Supreme Court of the United Kingdom

Supreme Court rules on detention of mentally ill

In an important decision handed down on 27 April 2016, the Supreme Court has provided positive new guidance on how the Home Office should assess whether the detention of mentally ill foreign nationals is being satisfactorily managed.

The appeal to the Supreme Court was brought by O, a former immigration detainee who suffered from serious mental ill health. The question was raised about the extent to which the Home Office had failed to implement their policy relating to the immigration detention of the mentally ill.

Providing the lead judgment, Lord Wilson made the following findings:

1. If there is community-based treatment which would be made available to the detainee if released then its availability should be considered as part of the assessment of whether the mental ill health is being satisfactorily managed in detention.

2. The burden is on the Home Office to inquire into the availability of community-based treatment.

3. A narrow construction of the word “management” as meaning no more than “control” of the illness would lack principled foundation.

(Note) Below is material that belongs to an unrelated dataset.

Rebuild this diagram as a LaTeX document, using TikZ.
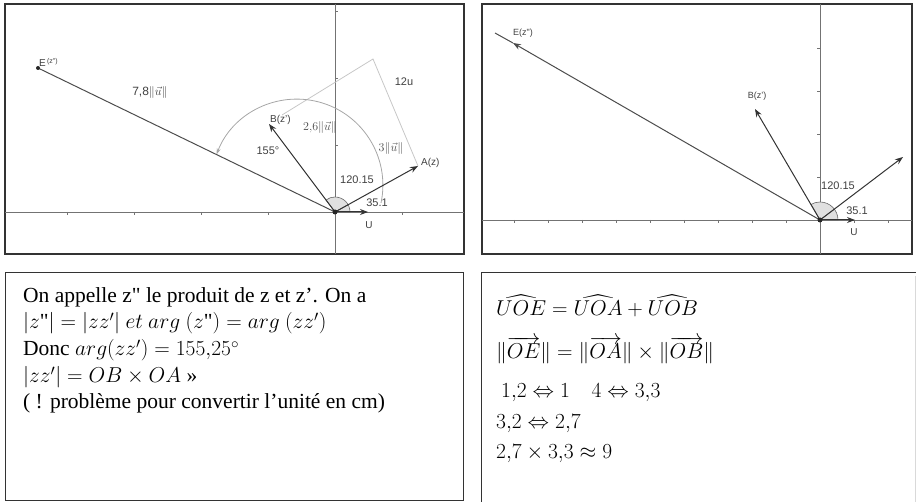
\documentclass[tikz,border=0pt]{standalone}
\usepackage{fix-cm}
\usepackage{amsmath}
\usepackage{fontspec}
\setmainfont{Liberation Serif}
\setsansfont{Liberation Sans}
\usetikzlibrary{arrows.meta,positioning}
\tikzset{
  panel/.style={draw=black!80,line width=1.1pt},
  axis/.style={draw=black!55,line width=0.9pt},
  vect/.style={-{Stealth[length=8pt,width=6pt]},draw=black!80,line width=1pt},
  ray/.style={draw=black!70,line width=1pt},
  guide/.style={draw=black!22,line width=0.8pt},
  angmark/.style={fill=black!12,draw=black!60,line width=0.6pt},
  lbl/.style={font=\sffamily\fontsize{10}{12}\selectfont,text=black!75,inner sep=1pt},
  mlbl/.style={font=\fontsize{12}{14}\selectfont,text=black!70,inner sep=1pt},
  txtline/.style={anchor=base west,inner sep=0pt,font=\fontsize{21.5}{26}\selectfont}
}

\begin{document}
\begin{tikzpicture}[x=1pt,y=1pt,>=Stealth]
  \useasboundingbox (0,0) rectangle (916,-502);
  % left plot
  \draw[panel] (5,-4) rectangle (464,-254);
  \coordinate (O1) at (335,-212);
  \coordinate (A1) at (418,-166);
  \coordinate (B1) at (269,-124);
  \coordinate (E1) at (38,-68);
  \coordinate (U1) at (368,-212);
  \coordinate (C1) at (373,-59);
  \coordinate (D1) at (282,-115);
  \coordinate (S1) at (381,-203);
  \draw[axis] (5,-212) -- (464,-212);
  \draw[axis] (335,-4) -- (335,-254);
  \foreach \x in {67,134,201,268,402}
    \draw[axis] (\x,-212) -- (\x,-215);
  \foreach \y in {11,78,145}
    \draw[axis] (335,-\y) -- (338,-\y);
  \draw[guide] (D1) -- (C1) -- (A1);
  \draw[guide,draw=black!35,-{Stealth[length=6pt,width=4pt]}] (S1) arc[start angle=-12,end angle=159,radius=86];
  \filldraw[angmark] (O1) -- ++(15,0) arc[start angle=0,end angle=127,radius=15] -- cycle;
  \draw[angmark,fill=none] (O1) -- ++(29:15);
  \draw[ray] (O1) -- (E1);
  \draw[vect] (O1) -- (B1);
  \draw[vect] (O1) -- (A1);
  \draw[vect] (O1) -- (U1);
  \fill[black!85] (O1) circle (2.5pt);
  \fill[black!85] (E1) circle (2pt);
  \node[lbl,above right=0pt and 0pt of E1] {E\textsuperscript{\,(z\textquotedbl)}};
  \node[lbl,right=0pt of B1,yshift=4pt] {B(z')};
  \node[lbl,right=2pt of A1,yshift=3pt] {A(z)};
  \node[lbl] at (369,-225) {U};
  \node[lbl,font=\sffamily\fontsize{12}{14}\selectfont] at (150,-93) {7,8$\|\vec u\|$};
  \node[lbl,font=\sffamily\fontsize{11}{13}\selectfont] at (268,-151) {155°};
  \node[mlbl] at (320,-128) {$2{,}6\|\vec u\|$};
  \node[mlbl] at (391,-149) {$3\|\vec u\|$};
  \node[lbl,font=\sffamily\fontsize{11}{13}\selectfont] at (404,-82) {12u};
  \node[lbl,font=\sffamily\fontsize{11}{13}\selectfont] at (357,-180) {120.15};
  \node[lbl,font=\sffamily\fontsize{11}{13}\selectfont] at (377,-203) {35.1};

  % right plot
  \draw[panel] (482,-4) rectangle (912,-254);
  \coordinate (O2) at (820,-220);
  \coordinate (A2) at (903,-157);
  \coordinate (B2) at (755,-109);
  \coordinate (E2) at (513,-43);
  \coordinate (F2) at (495,-33);
  \coordinate (U2) at (855,-220);
  \draw[axis] (482,-220) -- (912,-220);
  \draw[axis] (820,-4) -- (820,-254);
  \foreach \k in {-9,...,-1,1,2}
    \draw[axis] (820+34*\k,-220) -- (820+34*\k,-223);
  \foreach \k in {1,...,4}
    \draw[axis] (820,-220+43*\k) -- (817,-220+43*\k);
  \filldraw[angmark] (O2) -- ++(18,0) arc[start angle=0,end angle=120,radius=18] -- cycle;
  \draw[angmark,fill=none] (O2) -- ++(37:18);
  \draw[ray] (E2) -- (F2);
  \draw[vect,draw=black!70] (O2) -- (E2);
  \draw[vect] (O2) -- (B2);
  \draw[vect] (O2) -- (A2);
  \draw[vect] (O2) -- (U2);
  \fill[black!85] (O2) circle (2.5pt);
  \node[lbl,font=\sffamily\fontsize{9}{11}\selectfont] at (523,-33) {E(z\textquotedbl)};
  \node[lbl,font=\sffamily\fontsize{9}{11}\selectfont] at (757,-96) {B(z')};
  \node[lbl] at (854,-232) {U};
  \node[lbl,font=\sffamily\fontsize{11}{13}\selectfont] at (838,-186) {120.15};
  \node[lbl,font=\sffamily\fontsize{11}{13}\selectfont] at (857,-211) {35.1};

  % left text box
  \draw[panel,line width=1pt] (5,-273) rectangle (463,-500);
  \node[txtline] (q1) at (23,-303) {On appelle z\textquotedbl{} le produit de z et z’. On a};
  \node[txtline] (q2) at (23,-329) {$|z\text{\textquotedbl}| = |zz'|\ et\ arg\ (z\text{\textquotedbl}) = arg\ (zz')$};
  \node[txtline] (q3) at (23,-356) {Donc $arg(zz') = 155{,}25^\circ$};
  \node[txtline] (q4) at (23,-383) {$|zz'| = OB \times OA$ »};
  \node[txtline] (q5) at (23,-409) {( ! problème pour convertir l’unité en cm)};

  % right text box
  \draw[panel,line width=1pt] (481,-502) |- (916,-273);
  \draw[black!15] (915,-276) -- (915,-502);
  \node[txtline] (r1) at (496,-316) {$\widehat{UOE} = \widehat{UOA} + \widehat{UOB}$};
  \node[txtline] (r2) at (496,-359) {$\|\overrightarrow{OE}\| = \|\overrightarrow{OA}\| \times \|\overrightarrow{OB}\|$};
  \node[txtline] (r3) at (501,-398) {$1{,}2 \Leftrightarrow 1 \quad 4 \Leftrightarrow 3{,}3$};
  \node[txtline] (r4) at (496,-429) {$3{,}2 \Leftrightarrow 2{,}7$};
  \node[txtline] (r5) at (496,-459) {$2{,}7 \times 3{,}3 \approx 9$};
\end{tikzpicture}
\end{document}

The judgment refers to the recent report of Stephen Shaw, former Prisons and Probation Ombudsman, to the Home Secretary entitled “Review into the Welfare in detention of Vulnerable Persons” which found that serious mental illness among detainees was clearly not being treated in accordance with good psychiatric practice.

In a further helpful development, the Supreme Court overturned the Court of Appeal’s decision in R (Francis) v Secretary of State for the Home Department (Bail for Immigration detainees intervening) [2014] EWCA Civ 718, [2015] 1 WLR 567 which had held that when deportation was recommended by the criminal court detention was lawful even if in breach of Home Office policy. Following the Supreme Court’s decision, if detention is otherwise unlawful it makes no difference whether deportation was recommended by the criminal judge.

The judgment can be found here.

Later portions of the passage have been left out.